日本の貴重なデジタル化資料を公開している国立国会図書館デジタルコレクション(デジコレ)。本連載では、デジコレで見ることができるデジタル化資料の中からコレは! というものを探し出し、紹介していきます。
オレンジ文字さんは「エログロナンセンス」という言葉をご存じですか?
いまでいうサブカルチャーみたいなものかしら? 大正の終わりから昭和の初めごろに流行った文化よね。
そうですね、サブカルチャーは現代ではある程度の地位といいますか、認められているものだと思いますが、エログロナンセンスはもっと低俗な、退廃的な文化でした。
ナンセンスっていうぐらいだから好かれてはなさそうよね。
エログロナンセンスが生まれた時代は、震災や戦争で人々の心が不安定な時期でもありました。自由がなかったんですね。そうなると人は革命を起こそうとしたり、とにかく殻を破ろうとするわけです。
そこで登場するのがエロやグロ、そして新たな価値観としてのナンセンスという表現です。文学では、1920年代〜1930年半ばにかけて「プロレタリア文学」といものが流行りました。これは、個人主義を排し、社会主義的な思想と結びついた文学のことをいいます。『蟹工船』の小林多喜二や、『太陽のない街』徳永直などが有名ですね。文学の力による社会変革を目指しましたが、特別高等警察などによる弾圧で衰退していきました。
労働者たちによるストライキの話よね。
プロレタリア文学は知らなくても、『蟹工船』というタイトルだけは知ってるという人も多いでしょう。
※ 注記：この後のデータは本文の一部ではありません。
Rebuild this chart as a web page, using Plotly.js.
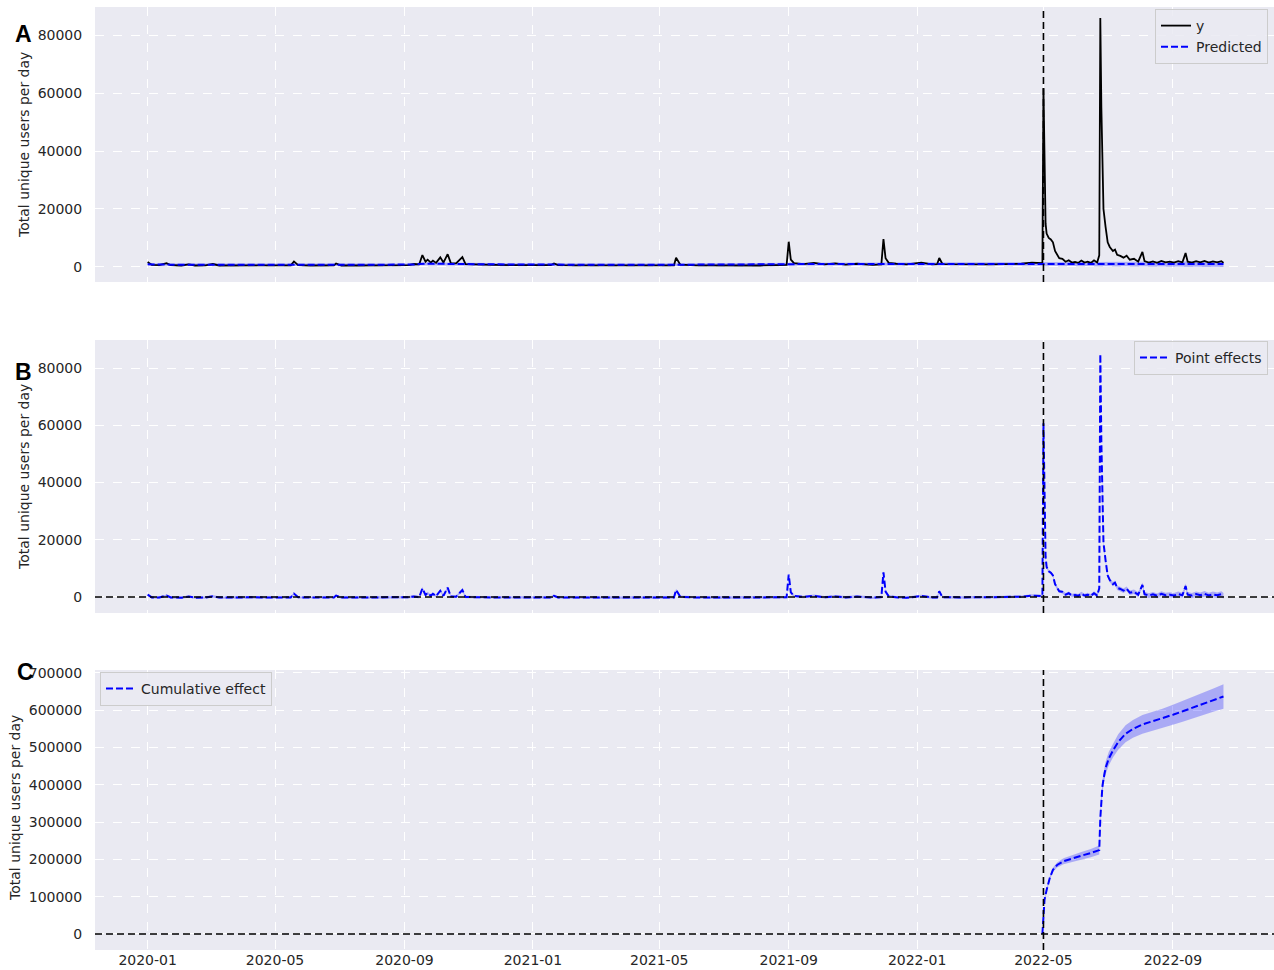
<!DOCTYPE html>
<html>
<head>
<meta charset="utf-8">
<script src="https://cdn.plot.ly/plotly-3.0.1.min.js"></script>
<style>html,body{margin:0;padding:0;background:#fff;}#chart{width:1274px;height:970px;}</style>
</head>
<body>
<div id="chart"></div>
<script>
// ---------- DATA ----------
const intervention = '2022-05-01';

const dates = [
'2020-01-01','2020-01-05','2020-01-12','2020-01-19','2020-01-23','2020-02-02','2020-02-09','2020-02-15','2020-02-25','2020-03-03',
'2020-03-09','2020-03-20','2020-04-01','2020-04-12','2020-04-25','2020-05-08','2020-05-16','2020-05-19','2020-05-23','2020-06-05',
'2020-06-18','2020-06-26','2020-06-28','2020-07-03','2020-07-15','2020-07-28','2020-08-10','2020-08-22','2020-09-05','2020-09-10',
'2020-09-15','2020-09-18','2020-09-21','2020-09-23','2020-09-26','2020-09-28','2020-10-01','2020-10-05','2020-10-08','2020-10-12',
'2020-10-15','2020-10-20','2020-10-26','2020-10-29','2020-11-10','2020-11-25','2020-12-10','2020-12-25','2021-01-18','2021-01-21',
'2021-01-25','2021-02-10','2021-02-28','2021-03-15','2021-04-01','2021-04-20','2021-05-05','2021-05-15','2021-05-17','2021-05-21',
'2021-06-05','2021-06-25','2021-07-15','2021-08-05','2021-08-20','2021-08-30','2021-09-01','2021-09-03','2021-09-06','2021-09-15',
'2021-09-25','2021-10-05','2021-10-15','2021-10-25','2021-11-05','2021-11-20','2021-11-28','2021-11-30','2021-12-02','2021-12-05',
'2021-12-12','2021-12-22','2022-01-05','2022-01-15','2022-01-20','2022-01-22','2022-01-25','2022-02-10','2022-02-25','2022-03-10',
'2022-03-25','2022-04-10','2022-04-20','2022-04-30',
'2022-05-01','2022-05-02','2022-05-03','2022-05-04','2022-05-06','2022-05-08','2022-05-10','2022-05-12','2022-05-14','2022-05-16',
'2022-05-19','2022-05-22','2022-05-25','2022-05-28','2022-05-31','2022-06-03','2022-06-06','2022-06-09','2022-06-12','2022-06-15',
'2022-06-18','2022-06-21','2022-06-23','2022-06-24','2022-06-25','2022-06-26','2022-06-27','2022-06-29','2022-07-01','2022-07-03',
'2022-07-06','2022-07-08','2022-07-10','2022-07-13','2022-07-16','2022-07-19','2022-07-22','2022-07-26','2022-07-30','2022-08-03',
'2022-08-05','2022-08-09','2022-08-13','2022-08-17','2022-08-21','2022-08-25','2022-08-29','2022-09-02','2022-09-06','2022-09-10',
'2022-09-13','2022-09-15','2022-09-19','2022-09-23','2022-09-27','2022-10-01','2022-10-05','2022-10-09','2022-10-13','2022-10-17',
'2022-10-19'
];

const observed = [
1700,700,600,1300,600,500,900,500,550,1000,
500,550,500,600,500,550,550,1900,600,500,
550,550,1200,500,500,550,500,550,600,1000,
900,4100,1800,2500,1500,2200,1400,3300,1500,4400,
1300,1200,3400,1000,800,700,650,600,600,1200,
600,550,500,550,500,550,500,550,3200,800,
550,500,550,500,650,700,8700,2500,1300,1000,
1400,900,1200,800,1100,700,900,9600,3000,1400,
1100,900,1500,900,950,3100,1000,900,1000,900,
1000,1100,1500,1300,
61700,32000,15000,11500,10000,9500,8500,5500,4000,3000,
2800,1800,2300,1500,1700,1400,2200,1500,1800,1400,
2300,1500,4000,85900,55000,31000,20000,13800,8500,6900,
5500,6000,4200,3800,3200,3900,2500,2800,1800,5200,
2000,1500,1900,1400,2100,1600,1800,1500,2000,1600,
4800,1800,1500,2000,1600,2100,1500,1900,1600,2000,
1400
];

const predicted = [
900,850,800,800,780,750,750,740,730,740,
720,700,700,700,700,700,710,720,720,700,
700,700,700,700,690,690,690,690,700,800,
1000,1100,1100,1100,1100,1100,1100,1100,1100,1150,
1100,1100,1000,1000,950,900,850,800,800,800,
780,750,740,730,720,720,720,730,750,750,
740,740,750,760,780,800,850,900,950,1000,
1000,1000,1000,950,950,950,950,1000,1100,1150,
1200,1200,1150,1100,1100,1100,1100,1050,1000,1000,
1000,1000,1000,1000,
1000,1000,1000,1000,1000,1000,1000,1000,1000,1000,
1000,1000,1000,1000,1000,1000,1000,1000,1000,1000,
1000,1000,1000,1000,1000,1000,1000,1000,1000,1000,
1000,1000,1000,1000,1000,1000,1000,1000,1000,1000,
1000,1000,1000,1000,1000,1000,1000,1000,1000,1000,
1000,1000,1000,1000,1000,1000,1000,1000,1000,1000,
1000
];

const predLower = [
500,450,400,400,380,350,350,340,330,340,
320,300,300,300,300,300,310,320,320,300,
300,300,300,300,290,290,290,290,300,400,
550,650,650,650,650,650,650,650,650,700,
650,650,550,550,500,450,400,350,350,350,
330,300,290,280,270,270,270,280,300,300,
290,290,300,310,330,350,400,450,500,550,
550,550,550,500,500,500,500,550,650,700,
750,750,700,650,650,650,650,600,550,550,
550,550,550,550,
500,500,500,500,490,480,470,460,450,440,
430,420,410,400,390,380,370,360,350,340,
330,320,310,300,300,290,290,280,280,270,
260,250,250,240,230,220,210,200,190,180,
180,170,160,150,140,130,120,110,100,90,
80,80,70,60,50,40,30,20,10,0,
0
];

const predUpper = [
1300,1250,1200,1200,1180,1150,1150,1140,1130,1140,
1120,1100,1100,1100,1100,1100,1110,1120,1120,1100,
1100,1100,1100,1100,1090,1090,1090,1090,1100,1200,
1450,1550,1550,1550,1550,1550,1550,1550,1550,1600,
1550,1550,1450,1450,1400,1350,1300,1250,1250,1250,
1230,1200,1190,1180,1170,1170,1170,1180,1200,1200,
1190,1190,1200,1210,1230,1250,1300,1350,1400,1450,
1450,1450,1450,1400,1400,1400,1400,1450,1550,1600,
1650,1650,1600,1550,1550,1550,1550,1500,1450,1450,
1450,1450,1450,1450,
1500,1500,1500,1500,1510,1520,1530,1540,1550,1560,
1570,1580,1590,1600,1610,1620,1630,1640,1650,1660,
1670,1680,1690,1700,1700,1710,1710,1720,1720,1730,
1740,1750,1750,1760,1770,1780,1790,1800,1810,1820,
1820,1830,1840,1850,1860,1870,1880,1890,1900,1910,
1920,1920,1930,1940,1950,1960,1970,1980,1990,2000,
2000
];

const cumDates = [
'2022-04-30','2022-05-01','2022-05-02','2022-05-04','2022-05-07','2022-05-10','2022-05-14','2022-05-20','2022-05-28','2022-06-06',
'2022-06-15','2022-06-23','2022-06-24','2022-06-25','2022-06-26','2022-06-27','2022-06-29','2022-07-02','2022-07-06','2022-07-11',
'2022-07-18','2022-07-25','2022-08-03','2022-08-12','2022-08-22','2022-09-01','2022-09-11','2022-09-20','2022-09-30','2022-10-10',
'2022-10-19'
];
const cumEffect = [
0,60000,92000,118000,150000,172000,185000,195000,203000,210000,
217000,225000,310000,365000,396000,415000,445000,470000,492000,515000,
537000,550000,562000,570000,578000,588000,598000,607000,617000,628000,
637000
];
const cumLower = [
0,58000,89000,114000,145000,166000,178000,187000,194000,200000,
206000,213000,297000,351000,381000,399000,428000,452000,473000,494000,
514000,526000,537000,545000,552000,561000,570000,578000,587000,597000,
604000
];
const cumUpper = [
0,62000,95000,122000,155000,178000,192000,203000,212000,220000,
228000,237000,323000,379000,411000,431000,462000,488000,511000,536000,
560000,574000,587000,595000,604000,615000,626000,636000,647000,659000,
670000
];

const yTicksAB = [0, 20000, 40000, 60000, 80000];
const yTicksC = [0, 100000, 200000, 300000, 400000, 500000, 600000, 700000];
const yTitle = 'Total unique users per day';

// ---------- derived (CausalImpact definitions) ----------
const pointEffect = observed.map((v, i) => v - predicted[i]);
const effLower = observed.map((v, i) => v - predUpper[i]);
const effUpper = observed.map((v, i) => v - predLower[i]);
const rev = a => a.slice().reverse();

// ---------- geometry ----------
const W = 1274, H = 970;
const fx = x => x / W;
const fy = y => 1 - y / H;
const FONT = 'DejaVu Sans, sans-serif';
const TXT = '#262626';
const BAND = 'rgba(0,0,255,0.27)';
const DASH = '7px,3px';

const traces = [
  // Panel A
  {x: dates.concat(rev(dates)), y: predUpper.concat(rev(predLower)), xaxis: 'x', yaxis: 'y',
   type: 'scatter', mode: 'lines', fill: 'toself', fillcolor: BAND, line: {width: 0}, showlegend: false, hoverinfo: 'skip'},
  {x: dates, y: observed, xaxis: 'x', yaxis: 'y', type: 'scatter', mode: 'lines', name: 'y',
   line: {color: 'black', width: 1.8}, legend: 'legend'},
  {x: dates, y: predicted, xaxis: 'x', yaxis: 'y', type: 'scatter', mode: 'lines', name: 'Predicted',
   line: {color: '#0000ff', width: 2, dash: DASH}, legend: 'legend'},
  // Panel B
  {x: dates.concat(rev(dates)), y: effUpper.concat(rev(effLower)), xaxis: 'x2', yaxis: 'y2',
   type: 'scatter', mode: 'lines', fill: 'toself', fillcolor: BAND, line: {width: 0}, showlegend: false, hoverinfo: 'skip'},
  {x: dates, y: pointEffect, xaxis: 'x2', yaxis: 'y2', type: 'scatter', mode: 'lines', name: 'Point effects',
   line: {color: '#0000ff', width: 2, dash: DASH}, legend: 'legend2'},
  // Panel C
  {x: cumDates.concat(rev(cumDates)), y: cumUpper.concat(rev(cumLower)), xaxis: 'x3', yaxis: 'y3',
   type: 'scatter', mode: 'lines', fill: 'toself', fillcolor: BAND, line: {width: 0}, showlegend: false, hoverinfo: 'skip'},
  {x: cumDates, y: cumEffect, xaxis: 'x3', yaxis: 'y3', type: 'scatter', mode: 'lines', name: 'Cumulative effect',
   line: {color: '#0000ff', width: 2, dash: DASH}, legend: 'legend3'}
];

const xBase = {
  type: 'date', range: ['2019-11-12', '2022-12-06'], domain: [fx(95), 1],
  tick0: '2020-01-01', dtick: 'M4', tickformat: '%Y-%m',
  showgrid: true, gridcolor: '#ffffff', gridwidth: 1, griddash: 'dash',
  zeroline: false, showline: false, automargin: false,
  tickfont: {family: FONT, size: 14, color: TXT}
};
const yBase = {
  tickformat: 'd', showgrid: true, gridcolor: '#ffffff', gridwidth: 1, griddash: 'dash',
  zeroline: false, showline: false, automargin: false,
  ticks: 'outside', ticklen: 9, tickcolor: 'rgba(0,0,0,0)',
  tickfont: {family: FONT, size: 14, color: TXT}
};

const legendBase = {
  bgcolor: 'rgba(234,234,242,0.85)', bordercolor: '#cccccc', borderwidth: 1,
  font: {family: FONT, size: 14, color: TXT}
};

function vline(xr, yr) {
  return {type: 'line', xref: xr, yref: yr, x0: intervention, x1: intervention, y0: 0, y1: 1,
          line: {color: 'black', width: 1.6, dash: '7px,4px'}};
}
function hzero(xr, yr) {
  return {type: 'line', xref: xr, yref: yr, x0: 0, x1: 1, y0: 0, y1: 0,
          line: {color: 'black', width: 1.6, dash: '7px,4px'}};
}

function ann(text, x, y, opts) {
  return Object.assign({text: text, xref: 'paper', yref: 'paper', x: fx(x), y: fy(y),
    showarrow: false, xanchor: 'center', yanchor: 'middle'}, opts || {});
}

const layout = {
  width: W, height: H,
  margin: {l: 0, r: 0, t: 0, b: 0},
  paper_bgcolor: '#ffffff', plot_bgcolor: '#eaeaf2',
  font: {family: FONT, size: 14, color: TXT},
  xaxis:  Object.assign({}, xBase, {anchor: 'y',  showticklabels: false, ticks: ''}),
  xaxis2: Object.assign({}, xBase, {anchor: 'y2', showticklabels: false, ticks: ''}),
  xaxis3: Object.assign({}, xBase, {anchor: 'y3', showticklabels: true, ticks: ''}),
  yaxis:  Object.assign({}, yBase, {domain: [fy(282), fy(7)],   range: [-5200, 89700], tickvals: yTicksAB}),
  yaxis2: Object.assign({}, yBase, {domain: [fy(613), fy(340)], range: [-5600, 89800], tickvals: yTicksAB}),
  yaxis3: Object.assign({}, yBase, {domain: [fy(950), fy(670)], range: [-43000, 708000], tickvals: yTicksC}),
  legend:  Object.assign({}, legendBase, {x: fx(1268), xanchor: 'right', y: fy(9), yanchor: 'top'}),
  legend2: Object.assign({}, legendBase, {x: fx(1268), xanchor: 'right', y: fy(341), yanchor: 'top'}),
  legend3: Object.assign({}, legendBase, {x: fx(100), xanchor: 'left', y: fy(672), yanchor: 'top'}),
  shapes: [
    vline('x', 'y domain'), vline('x2', 'y2 domain'), vline('x3', 'y3 domain'),
    hzero('x2 domain', 'y2'), hzero('x3 domain', 'y3')
  ],
  annotations: [
    ann(yTitle, 24, 145, {textangle: -90, font: {family: FONT, size: 14, color: TXT}}),
    ann(yTitle, 24, 477, {textangle: -90, font: {family: FONT, size: 14, color: TXT}}),
    ann(yTitle, 15, 808, {textangle: -90, font: {family: FONT, size: 14, color: TXT}}),
    ann('<b>A</b>', 23, 34, {font: {family: 'Liberation Sans, Arial, sans-serif', size: 23, color: '#000'}}),
    ann('<b>B</b>', 23, 372, {font: {family: 'Liberation Sans, Arial, sans-serif', size: 23, color: '#000'}}),
    ann('<b>C</b>', 25, 672, {font: {family: 'Liberation Sans, Arial, sans-serif', size: 23, color: '#000'}})
  ]
};

Plotly.newPlot('chart', traces, layout, {displayModeBar: false, staticPlot: true});
</script>
</body>
</html>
プロレタリア文学は革命や変革意識した文学でしたが、それゆえにその命はとても短いものでした。では次にエロを見てみましょう。実はデジコレには有名な作品があるんです。それがこちら。
……。
な、なんですかその目は。ちゃんとした作品ですよ、発禁されてますけど。デジコレで5カ月連続でアクセス数1位を記録したり、デジコレの資料を試験的に電子書籍にして配信した「文化庁 eBooks プロジェクト」でもダウンロード数で1位になっていますし!
エロの力ね……。
(言い返せない……。)さ、作者はエログロナンセンスの火付け役ともなった酒井潔。彼は秘薬や性愛などに関する研究をしていたことでも知られています。『エロエロ草紙』のほかにも『日本歓楽郷案内』『巴里上海歓楽郷案内』『異国風景浮世オン・パレード』『らぶ・ひるたァ:秘薬論』など、タイトルからして怪しい雰囲気の漂う本を出版していまして、これらの作品はデジコレで読めたりします。
発禁になるのも分かるわ……。ある意味ただのエロじゃないっていうのがくせものね。
『らぶ・ひるたァ:秘薬論』は特に刺激的な内容ですよね。何を真面目に書いているんだとツッコミたくなりますが、書いた本人はいたって真面目だったんでしょう、おそらく。
今回は新しい世界が垣間見えた気がするわ……。普段は目をそむけがちなエロ・グロ・ナンセンスというものに正面からぶつかると3つが混ざり合って、感性が刺激されるというか、これこそが本来人間が備えている美学というのかしら脳髄にまで浸透するような――
なんだかこのままではオレンジ文字さんが新たな扉を開いてしまいそうなので、今日はこの辺で終わりにしましょう。それでは、また次回!